Key Contributions and Results
The study integrated MVP data with existing consortia results, creating one of the largest ADRD genetic datasets to date, including the largest number of non-EA cases (n=19,867) and total cases (n=205,550).

• Novel Loci Discovery:
  • Ancestry-Specific: In MVP-only meta-analyses, 17, 4, and 3 genome-wide significant (GWS) loci were found in EA, AA, and HA groups, respectively.
  • Combined Meta-Analyses: When MVP data were meta-analyzed with existing consortia data, 72 loci were identified in the EA GWAS and 62 lead loci in the cross-ancestry meta-analysis.
  • New Discoveries: Excluding the $APOE$ region, 27 novel genes/regions surpassed genome-wide significance for the first time:
    • 7 EA-specific.
    • 12 in the cross-ancestry meta-analysis.
    • 8 driven primarily by AA and HA cohorts (e.g., PAX7, PTPRD, C14orf105).
  • Specific Novel Genes: Notable new findings include RERE, TMEM163, ICA1L, TRANK1, CAST, TNIP1, UBTD1, ZNF143, PRSS23, FANCA, LLGL1, SKA2, ZHX3, RASGRP3, SEC13, COMMD10, CALCR, CAMK2D, MAP3K1, DLEU7, PPM1E, and PAX7.
• Functional Insights:
  • Pathways: Enrichment analysis confirmed known pathways (immune regulation, protein degradation, lipid binding, endosome/lysosome function) and highlighted microglia-specific genes.
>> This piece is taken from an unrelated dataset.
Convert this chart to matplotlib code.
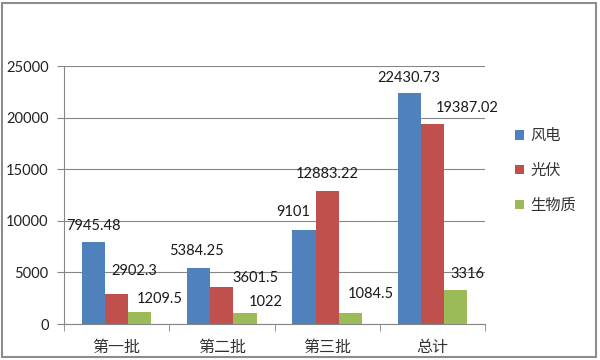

Significant enrichment was also found for Parkinson's disease-associated genes (e.g., CAMK2D, RERE).
  • Cell Types: GARFIELD analysis showed strong enrichment of AD-associated variants in enhancer elements active in K562 erythroleukemic cells and CD19+ human B lymphocytes, suggesting a role for immunoregulation.
  • Expression and Regulation: Several novel SNPs showed significant eQTL effects in brain-derived mRNA-seq data. PAX7 showed significant differential expression between cases and controls. Co-localization analysis provided evidence that peak SNPs regulate the expression of nearby genes such as TRANK1, LRRFIP2, AGFG2, and AZGP1.

Significance
The authors claim that this study demonstrates the utility of biobank-level cohorts, specifically the MVP, for advancing AD genetic discovery. The inclusion of MVP data significantly enhanced the discovery of ADRD genes by increasing the representation of underrepresented ancestry groups (AA and HA), which is crucial for identifying variants that may be missed in EA-only studies. The identification of 27 new loci presents potential new targets for dementia treatment. Furthermore, the study confirms that future large-scale analyses of AD genetic risk and prediction will be improved by the inclusion of diverse MVP data, potentially leading to more accurate polygenic risk scores across different populations. The authors note that while the MVP cohort is primarily male, the findings provide a robust foundation for understanding the genetic architecture of ADRD in a diverse US population.